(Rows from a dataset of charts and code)
============
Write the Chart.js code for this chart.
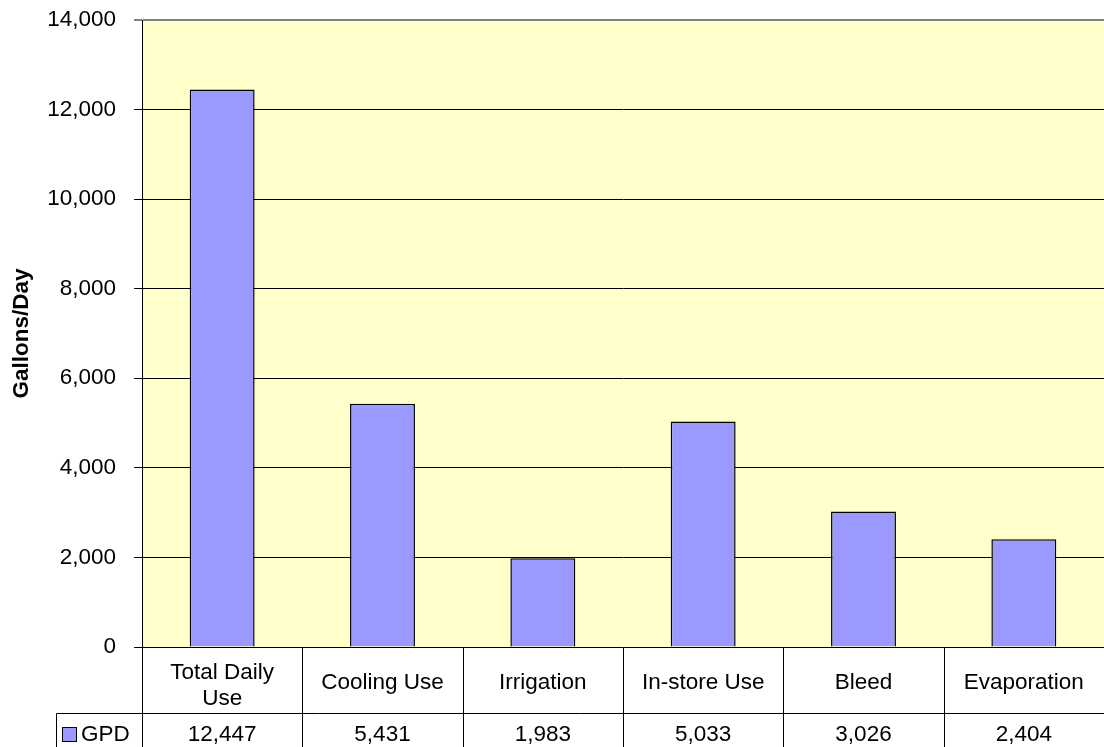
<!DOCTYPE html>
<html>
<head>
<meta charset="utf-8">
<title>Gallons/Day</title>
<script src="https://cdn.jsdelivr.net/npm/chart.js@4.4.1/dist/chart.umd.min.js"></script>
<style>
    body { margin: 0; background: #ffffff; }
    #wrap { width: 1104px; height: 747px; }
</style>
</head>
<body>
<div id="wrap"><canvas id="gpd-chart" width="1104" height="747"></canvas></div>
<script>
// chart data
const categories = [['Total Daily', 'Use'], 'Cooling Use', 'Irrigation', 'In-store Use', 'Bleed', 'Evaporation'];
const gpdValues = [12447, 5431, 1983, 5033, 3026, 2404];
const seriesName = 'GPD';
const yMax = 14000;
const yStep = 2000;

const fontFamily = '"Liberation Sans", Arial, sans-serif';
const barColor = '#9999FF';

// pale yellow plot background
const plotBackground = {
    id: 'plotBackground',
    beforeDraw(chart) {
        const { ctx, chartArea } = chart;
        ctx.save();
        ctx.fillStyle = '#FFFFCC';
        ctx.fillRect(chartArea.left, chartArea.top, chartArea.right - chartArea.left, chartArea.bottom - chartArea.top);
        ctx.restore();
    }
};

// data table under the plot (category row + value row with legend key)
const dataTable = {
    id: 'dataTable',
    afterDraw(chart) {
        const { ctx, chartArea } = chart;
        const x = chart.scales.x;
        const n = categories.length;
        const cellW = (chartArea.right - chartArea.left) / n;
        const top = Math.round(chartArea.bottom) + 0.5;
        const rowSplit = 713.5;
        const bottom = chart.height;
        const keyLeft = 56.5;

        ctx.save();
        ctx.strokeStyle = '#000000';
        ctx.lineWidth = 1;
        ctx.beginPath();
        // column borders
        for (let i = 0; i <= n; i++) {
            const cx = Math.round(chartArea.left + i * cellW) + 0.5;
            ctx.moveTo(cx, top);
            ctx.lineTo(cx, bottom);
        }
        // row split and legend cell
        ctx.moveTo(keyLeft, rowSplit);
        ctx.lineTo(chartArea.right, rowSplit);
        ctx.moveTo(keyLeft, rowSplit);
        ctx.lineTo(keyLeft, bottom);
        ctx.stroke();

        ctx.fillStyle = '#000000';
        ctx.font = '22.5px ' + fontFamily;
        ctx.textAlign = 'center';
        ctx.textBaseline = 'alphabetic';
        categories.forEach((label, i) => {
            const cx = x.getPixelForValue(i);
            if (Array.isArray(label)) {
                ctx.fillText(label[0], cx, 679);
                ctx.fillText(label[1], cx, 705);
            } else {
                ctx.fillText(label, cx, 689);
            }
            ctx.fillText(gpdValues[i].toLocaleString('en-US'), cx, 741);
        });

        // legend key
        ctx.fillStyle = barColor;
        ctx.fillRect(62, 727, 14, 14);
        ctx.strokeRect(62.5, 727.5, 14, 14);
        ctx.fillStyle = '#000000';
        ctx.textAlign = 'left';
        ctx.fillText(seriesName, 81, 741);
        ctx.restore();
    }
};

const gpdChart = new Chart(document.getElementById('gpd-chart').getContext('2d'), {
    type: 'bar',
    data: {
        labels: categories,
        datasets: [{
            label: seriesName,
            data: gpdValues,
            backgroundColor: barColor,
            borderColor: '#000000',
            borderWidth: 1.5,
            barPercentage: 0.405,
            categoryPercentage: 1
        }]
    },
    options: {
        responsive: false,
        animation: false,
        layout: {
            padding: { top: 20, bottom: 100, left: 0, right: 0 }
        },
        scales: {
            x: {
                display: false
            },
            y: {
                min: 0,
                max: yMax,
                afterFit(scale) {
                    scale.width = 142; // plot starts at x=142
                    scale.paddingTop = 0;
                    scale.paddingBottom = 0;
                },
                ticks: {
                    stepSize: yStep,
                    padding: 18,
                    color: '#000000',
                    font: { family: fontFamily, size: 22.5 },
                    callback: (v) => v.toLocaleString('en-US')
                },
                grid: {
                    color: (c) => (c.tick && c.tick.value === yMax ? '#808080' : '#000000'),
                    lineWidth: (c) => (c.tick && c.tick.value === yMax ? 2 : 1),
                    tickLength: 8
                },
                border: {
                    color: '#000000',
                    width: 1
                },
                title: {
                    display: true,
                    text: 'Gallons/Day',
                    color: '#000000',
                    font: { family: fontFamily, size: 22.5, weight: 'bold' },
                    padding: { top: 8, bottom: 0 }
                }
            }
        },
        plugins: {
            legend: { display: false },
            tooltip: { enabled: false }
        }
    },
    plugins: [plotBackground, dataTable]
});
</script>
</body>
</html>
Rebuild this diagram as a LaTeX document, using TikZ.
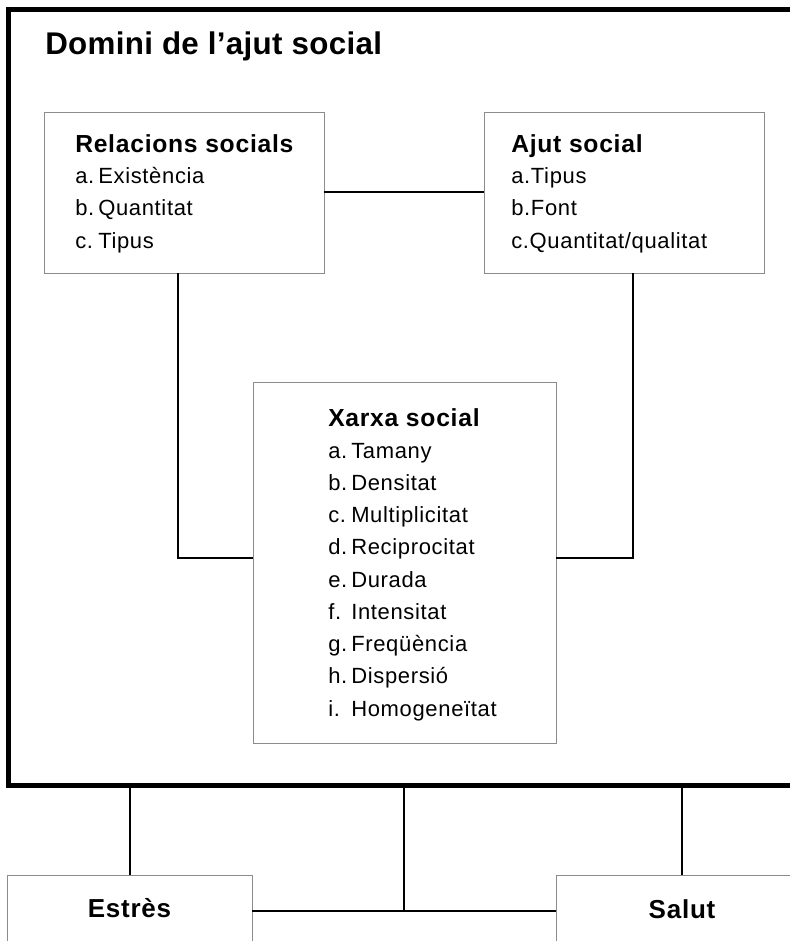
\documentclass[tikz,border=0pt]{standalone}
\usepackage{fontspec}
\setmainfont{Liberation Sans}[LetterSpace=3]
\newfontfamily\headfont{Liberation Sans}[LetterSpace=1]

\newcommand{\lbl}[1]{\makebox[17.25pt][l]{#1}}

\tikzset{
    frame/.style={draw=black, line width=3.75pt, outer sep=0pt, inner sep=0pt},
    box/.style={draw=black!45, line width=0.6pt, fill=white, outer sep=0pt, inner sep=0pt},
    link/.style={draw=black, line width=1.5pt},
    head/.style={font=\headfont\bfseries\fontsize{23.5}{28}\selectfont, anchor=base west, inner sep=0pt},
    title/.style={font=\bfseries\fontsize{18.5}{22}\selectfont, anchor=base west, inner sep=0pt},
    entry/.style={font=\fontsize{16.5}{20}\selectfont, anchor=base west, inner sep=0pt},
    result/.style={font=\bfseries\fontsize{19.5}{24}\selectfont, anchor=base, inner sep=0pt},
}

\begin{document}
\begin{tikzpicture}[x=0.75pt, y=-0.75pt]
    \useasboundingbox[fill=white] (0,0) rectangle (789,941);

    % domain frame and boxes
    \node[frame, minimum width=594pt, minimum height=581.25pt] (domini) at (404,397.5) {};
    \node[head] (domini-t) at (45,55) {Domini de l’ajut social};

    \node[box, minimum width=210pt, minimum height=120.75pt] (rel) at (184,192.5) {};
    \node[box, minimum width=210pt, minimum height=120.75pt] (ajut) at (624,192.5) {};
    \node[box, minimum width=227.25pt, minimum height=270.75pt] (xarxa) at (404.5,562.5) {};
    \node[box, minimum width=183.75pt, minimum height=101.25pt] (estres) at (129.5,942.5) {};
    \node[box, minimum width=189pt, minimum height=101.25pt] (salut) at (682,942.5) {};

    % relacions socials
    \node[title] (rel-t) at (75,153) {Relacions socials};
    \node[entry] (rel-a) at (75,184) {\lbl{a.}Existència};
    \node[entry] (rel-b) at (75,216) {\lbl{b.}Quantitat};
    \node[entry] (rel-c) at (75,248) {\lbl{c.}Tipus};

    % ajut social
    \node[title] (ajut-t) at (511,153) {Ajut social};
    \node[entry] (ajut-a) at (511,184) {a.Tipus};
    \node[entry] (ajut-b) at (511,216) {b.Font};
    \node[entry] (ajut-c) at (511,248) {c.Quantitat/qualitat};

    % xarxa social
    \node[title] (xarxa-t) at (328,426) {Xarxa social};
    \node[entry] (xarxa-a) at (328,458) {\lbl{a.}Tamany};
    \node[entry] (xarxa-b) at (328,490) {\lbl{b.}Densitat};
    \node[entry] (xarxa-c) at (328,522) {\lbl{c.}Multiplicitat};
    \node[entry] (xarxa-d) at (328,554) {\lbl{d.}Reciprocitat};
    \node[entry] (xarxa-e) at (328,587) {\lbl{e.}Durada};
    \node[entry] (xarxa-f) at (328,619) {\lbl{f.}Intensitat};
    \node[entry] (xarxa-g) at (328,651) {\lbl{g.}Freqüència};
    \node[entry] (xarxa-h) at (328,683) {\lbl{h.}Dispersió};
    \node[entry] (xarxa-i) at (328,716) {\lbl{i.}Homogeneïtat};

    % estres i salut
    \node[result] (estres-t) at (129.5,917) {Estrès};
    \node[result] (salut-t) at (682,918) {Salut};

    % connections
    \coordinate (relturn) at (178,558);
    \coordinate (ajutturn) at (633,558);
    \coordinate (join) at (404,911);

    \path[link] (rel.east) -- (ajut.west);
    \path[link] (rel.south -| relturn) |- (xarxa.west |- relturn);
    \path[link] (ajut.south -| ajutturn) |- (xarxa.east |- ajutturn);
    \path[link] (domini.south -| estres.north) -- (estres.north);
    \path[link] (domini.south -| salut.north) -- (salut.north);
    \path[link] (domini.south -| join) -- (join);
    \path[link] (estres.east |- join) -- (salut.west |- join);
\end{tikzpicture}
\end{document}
============
Go over the data above and copy every line that has the word "this" in it.

Write the Chart.js code for this chart.
Rebuild this diagram as a LaTeX document, using TikZ.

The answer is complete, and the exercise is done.